The testimony of Mr. Diaz and Mr. Meth affirmed that their decision to stipulate was indeed a "conscious, reasonably informed decision made by an attorney with an eye to benefitting his client." Cox, 387 F.3d at 198 (quoting Pavel, 261 F.3d at 218). Both attorneys gave detailed explanations in support of their strategic judgment. (Hearing Tr. at 43-45, 82, 101-02). Indeed, the expert himself was involved in the decision-making process; he too agreed with their conclusion.*fn4 (Hearing Tr. at 44-45, 56).

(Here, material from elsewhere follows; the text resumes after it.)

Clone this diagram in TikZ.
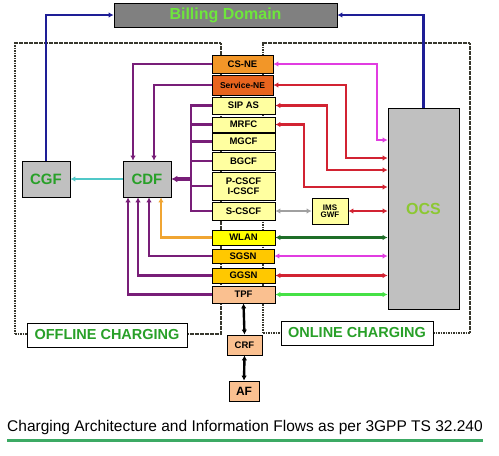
\documentclass[tikz,border=0pt]{standalone}
\usepackage{fontspec}
\setmainfont{Liberation Sans}
\usetikzlibrary{arrows.meta,calc}
\definecolor{cOrange}{RGB}{242,150,40}
\definecolor{cDarkOrange}{RGB}{232,100,30}
\definecolor{cLightYellow}{RGB}{255,255,160}
\definecolor{cYellow}{RGB}{255,255,0}
\definecolor{cGold}{RGB}{255,200,0}
\definecolor{cPeach}{RGB}{250,192,144}
\definecolor{cGray}{RGB}{128,128,128}
\definecolor{cSilver}{RGB}{192,192,192}
\definecolor{cPurple}{RGB}{120,30,120}
\definecolor{cMagenta}{RGB}{225,60,225}
\definecolor{cRed}{RGB}{210,35,50}
\definecolor{cDkGreen}{RGB}{30,110,40}
\definecolor{cLtGreen}{RGB}{70,225,70}
\definecolor{cArrGray}{RGB}{160,160,160}
\definecolor{cCyan}{RGB}{80,200,200}
\definecolor{cOrLine}{RGB}{240,165,50}
\definecolor{cBlue}{RGB}{30,30,150}
\definecolor{cTxtGreen}{RGB}{40,160,40}
\definecolor{cBillTxt}{RGB}{110,230,60}
\definecolor{cOcsTxt}{RGB}{140,200,50}
\definecolor{cDash}{RGB}{55,55,45}
\definecolor{cUnder}{RGB}{60,170,100}
\tikzset{
  colbox/.style={draw=black, line width=0.8pt, inner sep=0pt, minimum width=63pt, align=center,
    font=\fontsize{9.5}{10.5}\selectfont\bfseries},
  graybox/.style={draw=black, line width=0.8pt, fill=cSilver, inner sep=0pt,
    font=\fontsize{15}{16}\selectfont\bfseries, text=cTxtGreen},
  labelbox/.style={draw=black, line width=0.8pt, fill=white, inner sep=0pt,
    font=\fontsize{14.5}{16}\selectfont\bfseries, text=cTxtGreen},
  dashbox/.style={draw=cDash, line width=2.4pt, dash pattern=on 1.6pt off 0.9pt, inner sep=0pt},
  purp/.style={draw=cPurple, line width=2.4pt},
  rline/.style={line width=2.4pt},
}
\begin{document}
\begin{tikzpicture}[x=1pt,y=-1pt, >={Latex[length=5pt,width=5.5pt]}]
\useasboundingbox (0,0) rectangle (499,456);
\fill[white] (0,0) rectangle (499,456);
% dashed domain frames
\node[dashbox, minimum width=206pt, minimum height=291pt] (offfr) at (118,188.5) {};
\node[dashbox, minimum width=207pt, minimum height=290pt] (onfr) at (366.5,188) {};
% boxes
\node[draw=black, line width=0.8pt, fill=cGray, inner sep=0pt, minimum width=223pt, minimum height=24pt,
  font=\fontsize{16}{18}\selectfont\bfseries, text=cBillTxt] (bill) at (225.5,15) {Billing Domain};
\node[colbox, fill=cOrange, minimum width=61pt, minimum height=18pt] (csne) at (242.5,64) {CS-NE};
\node[colbox, fill=cDarkOrange, minimum width=61pt, minimum height=20pt, font=\fontsize{8.5}{10}\selectfont\bfseries] (servne) at (242.5,85) {Service-NE};
\node[colbox, fill=cLightYellow, minimum height=17pt] (sipas) at (243.5,105.5) {SIP AS};
\node[colbox, fill=cLightYellow, minimum height=15pt] (mrfc) at (243.5,124.5) {MRFC};
\node[colbox, fill=cLightYellow, minimum height=17pt] (mgcf) at (243.5,141.5) {MGCF};
\node[colbox, fill=cLightYellow, minimum height=18pt] (bgcf) at (243.5,161) {BGCF};
\node[colbox, fill=cLightYellow, minimum height=28pt] (pcscf) at (243.5,186) {P-CSCF\\[-1pt]I-CSCF};
\node[colbox, fill=cLightYellow, minimum height=18pt] (scscf) at (243.5,211) {S-CSCF};
\node[colbox, fill=cYellow, minimum height=15pt] (wlan) at (243.5,237.5) {WLAN};
\node[colbox, fill=cGold, minimum width=62pt, minimum height=14pt] (sgsn) at (243,256) {SGSN};
\node[colbox, fill=cGold, minimum height=15pt] (ggsn) at (243.5,275.5) {GGSN};
\node[colbox, fill=cPeach, minimum height=17pt] (tpf) at (243.5,294.5) {TPF};
\node[colbox, fill=cPeach, minimum width=35pt, minimum height=20pt] (crf) at (244.5,345) {CRF};
\node[colbox, fill=cPeach, minimum width=30pt, minimum height=20pt, font=\fontsize{12}{13}\selectfont\bfseries] (af) at (244,391) {AF};
\node[graybox, minimum width=48pt, minimum height=36pt] (cgf) at (46,179) {CGF};
\node[graybox, minimum width=48pt, minimum height=36pt] (cdf) at (147,179) {CDF};
\node[graybox, minimum width=71pt, minimum height=201pt, font=\fontsize{16}{18}\selectfont\bfseries, text=cOcsTxt] (ocs) at (423.5,208.5) {OCS};
\node[colbox, fill=cLightYellow, minimum width=36pt, minimum height=26pt, font=\fontsize{8}{8.5}\selectfont\bfseries] (gwf) at (330,211) {IMS\\[-1pt]GWF};
\node[labelbox, minimum width=160pt, minimum height=24pt] (offlbl) at (107,335) {OFFLINE CHARGING};
\node[labelbox, minimum width=152pt, minimum height=24pt] (onlbl) at (357,333) {ONLINE CHARGING};
% blue to billing
\draw[cBlue, rline, ->] (cgf.north) |- (bill.west);
\draw[cBlue, rline, ->] (ocs.north) |- (bill.east);
% cyan CDF -> CGF
\draw[cCyan, rline, ->] (cdf.west) -- (cgf.east);
% purple from CS-NE / Service-NE
\draw[purp, ->] (csne.west) -| ([xshift=-14pt]cdf.north);
\draw[purp, ->] (servne.west) -| ([xshift=7pt]cdf.north);
% IMS bus
\coordinate (busT) at (191,105.5);
\coordinate (busB) at (191,211);
\draw[purp] (sipas.west) -- (busT) -- (busB) -- (scscf.west);
\draw[purp] (mrfc.west) -- (busT |- mrfc.west);
\draw[purp] (mgcf.west) -- (busT |- mgcf.west);
\draw[purp] (bgcf.west) -- (busT |- bgcf.west);
\draw[purp] (pcscf.west) -- (busT |- pcscf.west);
\draw[cPurple, line width=4pt, ->, >={Latex[length=6pt,width=7pt]}] (busT |- cdf.east) -- (cdf.east);
% lower connectors to CDF
\draw[cOrLine, rline, ->] (wlan.west) -| ([xshift=14pt]cdf.south);
\draw[purp, ->] (sgsn.west) -| ([xshift=2pt]cdf.south);
\draw[purp, ->] (ggsn.west) -| ([xshift=-9pt]cdf.south);
\draw[purp, ->] (tpf.west) -| ([xshift=-19pt]cdf.south);
% right side to OCS
\coordinate (r1) at (377,140);
\coordinate (r2) at (346,158);
\coordinate (r3) at (327,170);
\coordinate (r4) at (304,187);
\draw[cMagenta, rline, <->] (csne.east) -| (r1) -- (ocs.west |- r1);
\draw[cRed, rline, <->] (servne.east) -| (r2) -- (ocs.west |- r2);
\draw[cRed, rline, <->] (sipas.east) -| (r3) -- (ocs.west |- r3);
\draw[cRed, rline, <->] (mrfc.east) -| (r4) -- (ocs.west |- r4);
\draw[cArrGray, rline, <->] (scscf.east) -- (gwf.west);
\draw[cRed, rline, <->] (gwf.east) -- (ocs.west |- gwf.east);
\draw[cDkGreen, rline, <->] (wlan.east) -- (ocs.west |- wlan.east);
\draw[cMagenta, rline, <->] (sgsn.east) -- (ocs.west |- sgsn.east);
\draw[cRed, rline, <->] (ggsn.east) -- (ocs.west |- ggsn.east);
\draw[cLtGreen, rline, <->] (tpf.east) -- (ocs.west |- tpf.east);
% black
\draw[black, line width=2.4pt, <->] (tpf.south) -- (crf.north);
\draw[black, line width=2.4pt, <->] (crf.south) -- (af.north);
% caption
\node[inner sep=0pt, anchor=west, font=\fontsize{15.5}{17}\selectfont] (cap) at (7,427) {Charging Architecture and Information Flows as per 3GPP TS 32.240};
\coordinate (ulL) at (7,440);
\coordinate (ulR) at (483,440);
\draw[cUnder, line width=3pt] (ulL) -- (ulR);
\end{tikzpicture}
\end{document}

Mr. Contreras' testimony, in contrast, clearly illustrated that he did not understand the stipulation. (Hearing Tr. at 15). He also testified that he was not aware that the government had previously successfully moved to preclude his expert from testifying about certain topics. (Hearing Tr. at 32). Moreover, he claimed to have paid the expert himself (Hearing Tr. at 10), although apparently the expert was paid under the Criminal Justice Act. (Hearing Tr. at 62).

Overall, there is no indication that the decision of Mr. Contreras' counsel to stipulate was anything other than sound trial strategy. Once again, Mr. Contreras' claim fails.

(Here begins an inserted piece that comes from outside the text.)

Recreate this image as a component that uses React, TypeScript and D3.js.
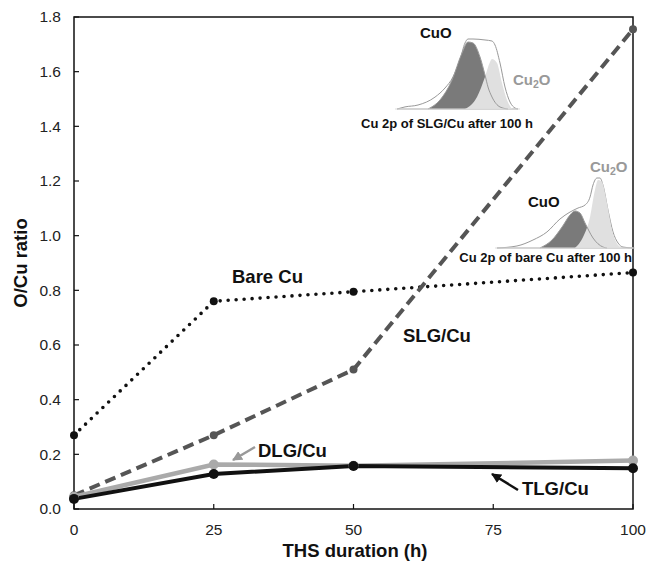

5. Access to Discovery Materials

Mr. Contreras also faults his counsel for neglecting to provide discovery materials to him in advance of trial. (Contreras Aff. at 7; Hearing Tr. at 13). Mr. Diaz, however, testified that he reviewed discovery with Mr. Contreras at least twice, once when he first received the documents and again in preparation for trial. (Hearing Tr. at 39). Indeed, according to Mr. Diaz, the petitioner even photocopied certain documents and took them with him. (Hearing Tr. at 40). Mr. Contreras wholly failed to rebut the credible testimony of his counsel, and his claim is therefore without merit.

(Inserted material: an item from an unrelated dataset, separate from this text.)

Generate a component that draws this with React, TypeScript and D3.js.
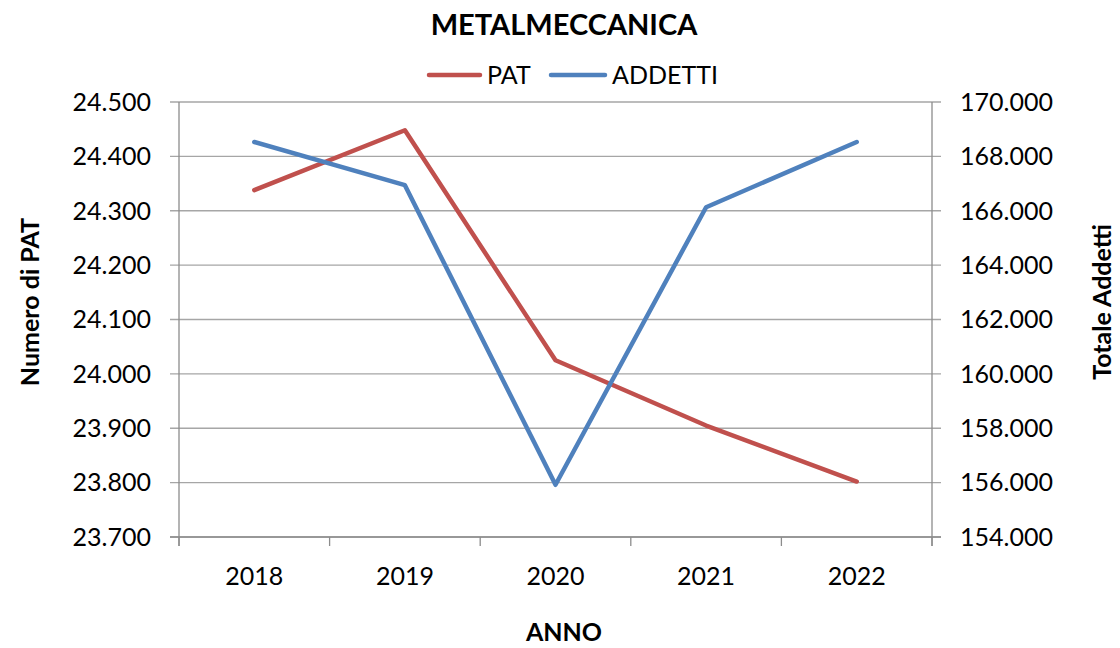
import React from "react";
import * as d3 from "d3";

const years = ["2018", "2019", "2020", "2021", "2022"];
const patValues = [24338, 24448, 24025, 23905, 23802];
const addettiValues = [168530, 166940, 155920, 166130, 168530];
const leftTicks = [23700, 23800, 23900, 24000, 24100, 24200, 24300, 24400, 24500];
const rightTicks = [154000, 156000, 158000, 160000, 162000, 164000, 166000, 168000, 170000];

const W = 1120;
const H = 648;
const plot = { left: 179, right: 932, top: 102, bottom: 537 };
const FONT = "Lato, 'Open Sans', sans-serif";
const RED = "#C0504D";
const BLUE = "#4F81BD";

const it = d3.formatLocale({ decimal: ",", thousands: ".", grouping: [3], currency: ["€", ""] });
const fmt = it.format(",.0f");

export default function App() {
  const x = d3.scaleBand<string>().domain(years).range([plot.left, plot.right]).padding(0);
  const cx = (y: string) => (x(y) as number) + x.bandwidth() / 2;
  const yL = d3.scaleLinear().domain([23700, 24500]).range([plot.bottom, plot.top]);
  const yR = d3.scaleLinear().domain([154000, 170000]).range([plot.bottom, plot.top]);

  const lineL = d3.line<number>().x((_, i) => cx(years[i])).y((d) => yL(d));
  const lineR = d3.line<number>().x((_, i) => cx(years[i])).y((d) => yR(d));

  const bounds = [...years.map((y) => x(y) as number), plot.right];

  return (
    <svg width={W} height={H} style={{ position: "absolute", left: 0, top: 0, background: "#fff" }} fontFamily={FONT}>
      <rect width={W} height={H} fill="#fff" />
      {/* title */}
      <text x={564} y={35} textAnchor="middle" fontSize={29} fontWeight="bold" fill="#000">METALMECCANICA</text>
      {/* legend */}
      <line x1={429} x2={480} y1={75} y2={75} stroke={RED} strokeWidth={4.5} strokeLinecap="round" />
      <text x={487} y={84} fontSize={25} fill="#000">PAT</text>
      <line x1={551} x2={605} y1={75} y2={75} stroke={BLUE} strokeWidth={4.5} strokeLinecap="round" />
      <text x={612} y={84} fontSize={25} fill="#000">ADDETTI</text>

      {/* gridlines */}
      {leftTicks.map((t) => (
        <line key={"g" + t} x1={plot.left - 9} x2={plot.right + 9} y1={yL(t)} y2={yL(t)} stroke="#a6a6a6" strokeWidth={1.3} />
      ))}
      {/* axes */}
      <line x1={plot.left} x2={plot.left} y1={plot.top} y2={plot.bottom + 9} stroke="#8c8c8c" strokeWidth={1.3} />
      <line x1={plot.right} x2={plot.right} y1={plot.top} y2={plot.bottom + 9} stroke="#8c8c8c" strokeWidth={1.3} />
      <line x1={plot.left - 9} x2={plot.right + 9} y1={plot.bottom} y2={plot.bottom} stroke="#8c8c8c" strokeWidth={1.3} />
      {bounds.map((b, i) => (
        <line key={"xt" + i} x1={b} x2={b} y1={plot.bottom} y2={plot.bottom + 9} stroke="#8c8c8c" strokeWidth={1.3} />
      ))}

      {/* left tick labels */}
      {leftTicks.map((t) => (
        <text key={"l" + t} x={151} y={yL(t)} dy="0.35em" textAnchor="end" fontSize={25} fill="#000">{fmt(t)}</text>
      ))}
      {/* right tick labels */}
      {rightTicks.map((t) => (
        <text key={"r" + t} x={960} y={yR(t)} dy="0.35em" textAnchor="start" fontSize={25} fill="#000">{fmt(t)}</text>
      ))}
      {/* x labels */}
      {years.map((y) => (
        <text key={"x" + y} x={cx(y)} y={576} dy="0.35em" textAnchor="middle" fontSize={25} fill="#000">{y}</text>
      ))}

      {/* axis titles */}
      <text x={564} y={632} dy="0.35em" textAnchor="middle" fontSize={25} fontWeight="bold" fill="#000">ANNO</text>
      <text transform={`translate(30,302) rotate(-90)`} dy="0.35em" textAnchor="middle" fontSize={25} fontWeight="bold" fill="#000">Numero di PAT</text>
      <text transform={`translate(1102,302) rotate(-90)`} dy="0.35em" textAnchor="middle" fontSize={25} fontWeight="bold" fill="#000">Totale Addetti</text>

      {/* series */}
      <path d={lineL(patValues) as string} fill="none" stroke={RED} strokeWidth={4.5} strokeLinejoin="round" strokeLinecap="round" />
      <path d={lineR(addettiValues) as string} fill="none" stroke={BLUE} strokeWidth={4.5} strokeLinejoin="round" strokeLinecap="round" />
    </svg>
  );
}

6. Competence of Mr. Diaz and Mr. Meth

Finally, in his post-hearing submission to the Court, Mr. Contreras broadly asserts that Mr. Diaz was incapable of trying a federal criminal tax case and that Mr. Meth failed to prepare adequately in advance of trial. (Seidler Letter at 3-4). The claims concerning Mr. Diaz, Mr. Contreras' lead counsel, are simply rebutted by the record. When he represented Mr. Contreras, Mr. Diaz had over ten years of experience defending criminal cases in federal court. (Hearing Tr. at 49). Moreover, Mr. Diaz demonstrated his competence: he conducted necessary pre-trial preparation work such as reviewing discovery and meeting with his client (Hearing Tr. at 39, 62), drafted the jury instructions (Hearing Tr. at 86), gave a coherent summation (Trial Tr. at 663-68), and cross-examined some government witnesses (Hearing Tr. at 86).

As Mr. Diaz had never previously handled a federal tax fraud case, he acted reasonably in seeking the advice of an accountant and then engaging Mr. Meth, a lawyer with over twenty years of relevant experience who formerly worked for the IRS. (Hearing Tr. at 10-11, 14, 50, 74-75). Mr. Meth apparently did not spend a significant amount of time preparing for Mr. Contreras' trial in advance. (Hearing Tr. at 75-76, 86-88). However, he credibly described a number of ways that he prepared for his role as co-counsel and affirmed that he was adequately prepared for trial. (Hearing Tr. at 75-76, 87). More importantly, Mr. Contreras failed to show that Mr. Meth's alleged lack of preparation had a negative impact on his performance as defense counsel.

Thus, under the facts and circumstances of his case, Mr. Contreras has failed to establish that his counsel's performance "fell below an objective standard of reasonableness." Couto, 311 F.3d at 187 (quoting Hernandez, 242 F.3d at 12). His claim again fails.

C. Prejudice

Although Strickland establishes a two-part test, a court need not address both prongs. Rather, "[i]f it is easier to dispose of an ineffectiveness claim on the ground of lack of sufficient prejudice, that course should be followed." Strickland, 466 U.S. at 697. Here, even assuming that all of Mr. Contreras' allegations are true, there is simply no indication that "but for counsel's unprofessional errors, the result of the proceeding would have been different." Id. at 694; see Brown v. Artuz, 124 F.3d 73, 79-81 (2d Cir. 1997) (holding that petitioner alleging ineffective assistance due to counsel's failure to advise of right to testify must still establish prejudice under Strickland). On the contrary, as the Second Circuit stated in affirming the conviction, Sufficient evidence supports the jury's finding that Contreras entered into a conspiracy to defraud the United States under 18 U.S.C. § 286, and that he aided and abetted the filing of fraudulent tax returns under 26 U.S.C. § 7206(2). First, the record does not support Contreras's contention that he did not prepare most of the tax returns at issue. The government called, among other witnesses, nine taxpayers and clients and one former employee of Contreras's income tax preparation business. Five of the clients testified for the government that Contreras personally prepared their tax returns. Moreover, the evidence at trial demonstrated that Contreras instructed and supervised preparation of fraudulent tax returns by his employees.

Second, the record does not support Contreras's assertion that he relied in good faith on information furnished by tax clients in preparing their tax returns. Two of the client-witnesses testified that they did not provide Contreras with information about their expenses, and four testified that after discussing their expenses with him, Contreras estimated the amounts and then increased the amounts he put into the forms.

Contreras, 247 Fed. Appx. at 294-95. Judge Rakoff put it somewhat more succinctly: "[W]hat I saw was one of the most blatant cases of tax preparer fraud that I have seen not only in my nine years on the bench but in the twenty-five years that I was a criminal defense lawyer and a prosecutor before that." (Trial Tr. at 718).